I strongly believe that 2009 and 2010 will be the years during which the previous exercises in futility will cease and we will finally enjoy adopting hard as well as soft pads in HVM with improved cost and performance metrics.
I am not worried.
Another thing has come to
Another thing has come to my mind which I would like to share with you and solicit some feedback:
I think that for a major IC maker to qualify a new pad supplier for an existing or new technology node, they would not only look at the new supplier's product of interest (say a hard PU pad), but they would also like to see that the supplier has a viable portfolio (or a feasible roadmap with several key deliverable already completed) of other types of pads such as a soft pad for barrier polish. Trying to qualify a new supplier that has a portfolio of pads (or one class of pads with highly tunable bulk or surface mechanical properties) helps sell that supplier internally since it somehow demonstrates that the supplier will be around for a while and will be able to horizontally address the IC makers other CMP pad needs.

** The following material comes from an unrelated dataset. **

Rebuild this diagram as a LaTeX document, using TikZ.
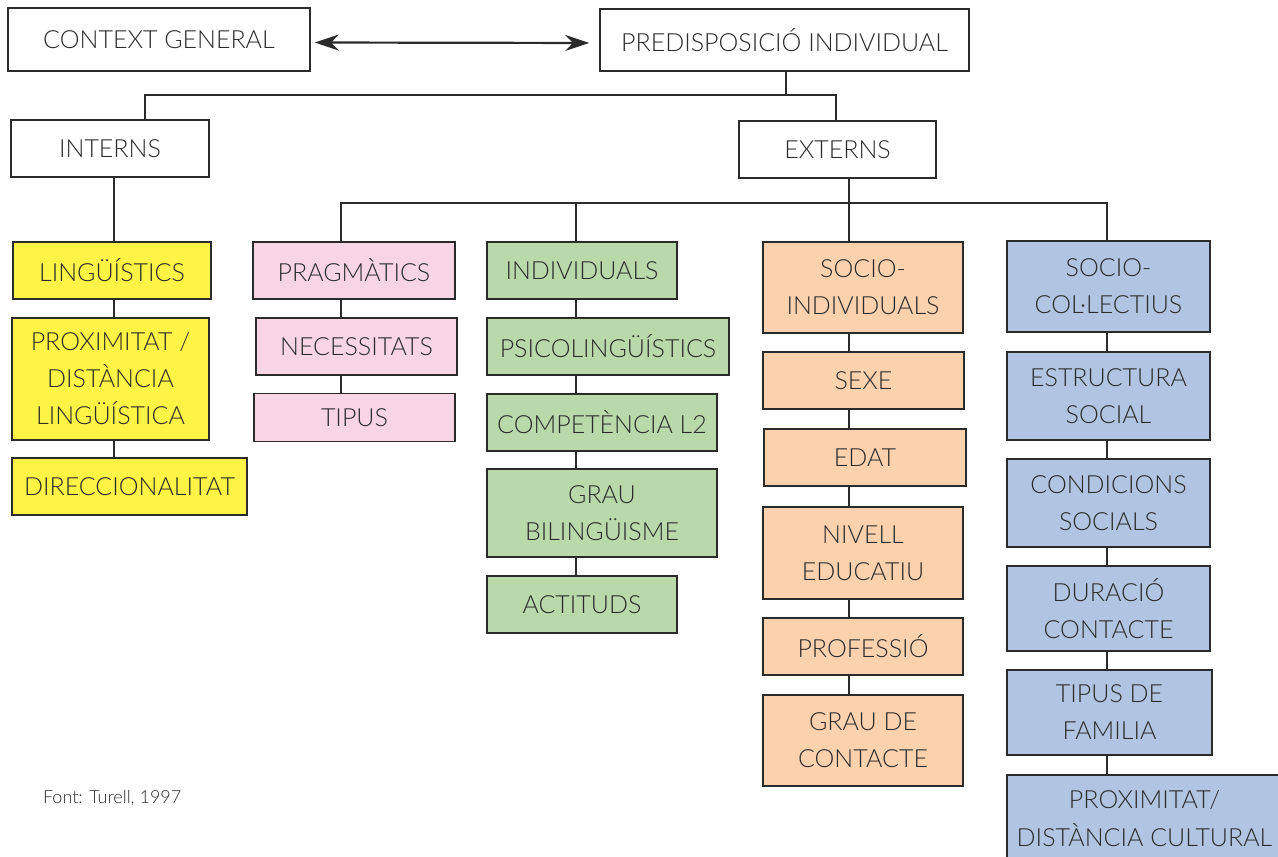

I am not sure whether PPG was an all-around supplier with a rich (or reasonably varied) CMP pad portfolio, or whether they had positioned themselves as an ILD/STI hard pad competitor to RHEM.
Any inputs?
I think that PPG had a good
I think that PPG had a good "hard" pad replacement for IC pads and also some good concepts for "semi-hard" pads (open cell). It is possible that they went through a tough learning curve, that is often unexpected if the company is not a key CMP supplier, to start with. If the shakeout of strategies, tactics and derivation of a focused R & D and marketing path takes too long then it may become unsustainable in the eyes of a large parent company. The hard thing to do as a newcomer (even a large company) is to prove that one has a very robust and credible basic product range, while stretching to accomodate every tweak for diverse product range. This is definitely confounded by the fact that you need a reference customer(s) to stabilize a core product range for more quals, and then getting sufficient resources and focus to handle additional processing windows. The good thing, I perceive, is that the survivors should be getting stronger and, hopefully, consolidating experiences and expertise smarter for the next round of market penetration efforts. Hope to hear from more parties - what do the customers think?